Gli Statuti bassanesi[23] ribadivano per il rettore il compito di difendere la terra bassanese, custodendone la giurisdizione ed il diritto, in questo caso comprendendo anche una protezione verso l’amministrazione locale e le sue disposizioni. Suo compito era infatti anche di operare per trovare un accordo alle discordie sorte fra bassanesi e nella sostanza di cercare una composizione alle lotte insorte fra le diverse fazioni. Il suo peso politico a livello del distretto e del capoluogo era dunque un aspetto determinante della presenza podestarile e in alcuni casi poteva trascendere i normali limiti. Nel 1447-1448, ad esempio, il podestà e capitano Girolamo Zorzi travalicò i vincoli tradizionalmente accordatigli ed annullò l’elezione di quattro consiglieri, sostituendoli con altrettanti da lui confermati[24](fig. 2).

2-AttiDelConsiglio

2. Atti del Consiglio (26 novembre 1447 e 16 gennaio 1448). Bassano del Grappa, Museo Biblioteca Archivio, Archivio Comunale, 4. vol. 3, s.d., c.
Il documento attesta la scelta del podestà Girolamo Zorzi di sostituire membri del Consiglio.

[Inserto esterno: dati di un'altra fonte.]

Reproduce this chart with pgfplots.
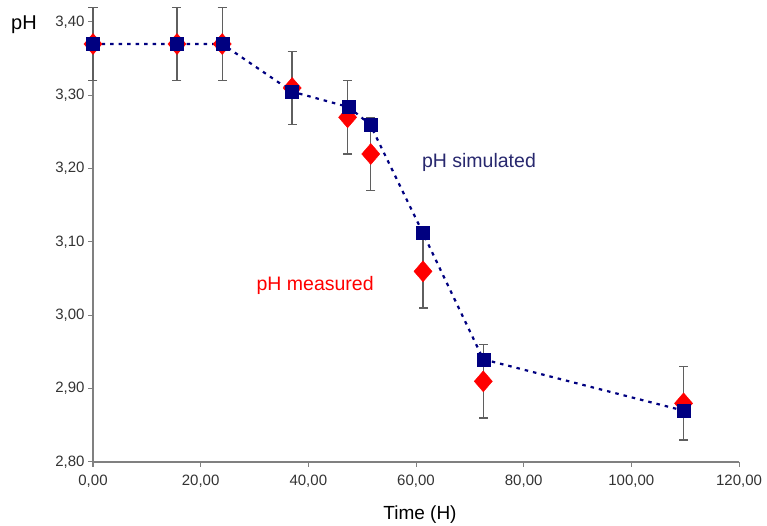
\documentclass[border=0pt]{standalone}
\usepackage{pgfplots}
\pgfplotsset{compat=1.18}
\usepackage{fontspec}
\setmainfont{Liberation Sans}
\definecolor{simblue}{RGB}{0,0,128}
\definecolor{simtext}{RGB}{40,40,110}
\definecolor{axgray}{RGB}{128,128,128}
\definecolor{errgray}{RGB}{95,95,95}
\begin{document}
\begin{tikzpicture}
  \path[use as bounding box] (-93pt,-64pt) rectangle (674pt,462pt);
  \begin{axis}[
      at={(0,0)}, anchor=south west,
      scale only axis, width=646pt, height=440pt,
      xmin=0, xmax=120,
      ymin=2.80, ymax=3.40,
      axis x line=bottom, axis y line=left,
      axis line style={axgray, line width=1.6pt, -},
      xtick={0,20,40,60,80,100,120},
      xticklabels={{0,00},{20,00},{40,00},{60,00},{80,00},{100,00},{120,00}},
      ytick={2.8,2.9,3.0,3.1,3.2,3.3,3.4},
      yticklabels={{2,80},{2,90},{3,00},{3,10},{3,20},{3,30},{3,40}},
      tick style={axgray, line width=1pt},
      major tick length=5pt, tick align=outside,
      ticklabel style={font=\fontsize{15}{18}\selectfont, text=black!80},
      xticklabel style={yshift=-4pt},
      xlabel={Time (H)},
      xlabel style={font=\fontsize{19}{22}\selectfont, at={(axis description cs:0.5,0)}, anchor=center, yshift=-53pt, xshift=4pt},
      ylabel={pH},
      ylabel style={font=\fontsize{20}{22}\selectfont, rotate=-90, at={(axis description cs:0,1)}, anchor=center, xshift=-69pt, yshift=-3pt},
      clip=false,
    ]
    % pH measured
    \addplot[
      only marks,
      mark=diamond*,
      mark size=10.5pt,
      mark options={xscale=1.15, fill=red, draw=red},
      error bars/.cd,
        y dir=both, y fixed=0.05,
        error bar style={errgray, line width=1.4pt},
        error mark options={rotate=90, errgray, mark size=4.5pt, line width=1.4pt},
    ]
    coordinates {
      (0,    3.37)
      (15.6, 3.37)
      (24,   3.37)
      (37,   3.31)
      (47.3, 3.27)
      (51.6, 3.22)
      (61.3, 3.06)
      (72.5, 2.91)
      (109.7,2.88)
    };
    % pH simulated
    \addplot[
      simblue,
      line width=2.2pt,
      dash pattern=on 3.5pt off 5pt,
      mark=square*,
      mark size=6.5pt,
      mark options={solid, fill=simblue, draw=simblue, line width=0.4pt},
    ]
    coordinates {
      (0,    3.37)
      (15.6, 3.37)
      (24,   3.37)
      (37,   3.305)
      (47.5, 3.284)
      (51.5, 3.26)
      (61.3, 3.112)
      (72.5, 2.94)
      (109.7,2.87)
    };
    \node[text=simtext, font=\fontsize{19.5}{22}\selectfont] at (axis cs:71.7,3.208) {pH simulated};
    \node[text=red, font=\fontsize{19.5}{22}\selectfont, anchor=east] at (axis cs:52.8,3.041) {pH measured};
  \end{axis}
\end{tikzpicture}
\end{document}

Si trattò probabilmente, come fanno ipotizzare i nomi in gioco, dello strascico di una disputa fra fazioni scoppiata pesantemente quattro anni prima e degli ultimi assestamenti intorno alla “chiusura di fatto” del Consiglio; eventi nei quali lo Zorzi si era inserito. Ma non da solo, infatti al momento di annullare i primi eletti in Consiglio si trovavano presenti alla seduta numerosi rappresentanti del patriziato veneziano con interessi economici sul territorio, come i Morosini o i Sanudo. In quell’occasione intervennero poi anche le magistrature centrali, attraverso una ducale, per ripristinare lo status quo originario, ma l’avvenimento esemplifica come potessero essere influenti le commistioni di interesse politico-privato ed i legami fra fazioni e rettori, sino alle ingerenze dei casati nobiliari veneti che qui vantano interessi[25]. Un rapporto di scambio con ampi margini non formali quello fra l’inesperto e sufficientemente chiuso ceto dirigente bassanese ed i rettori, che rendeva il reciproco dialogo ancora più fondamentale e l’intervento del podestà e capitano più deciso e meno sindacabile.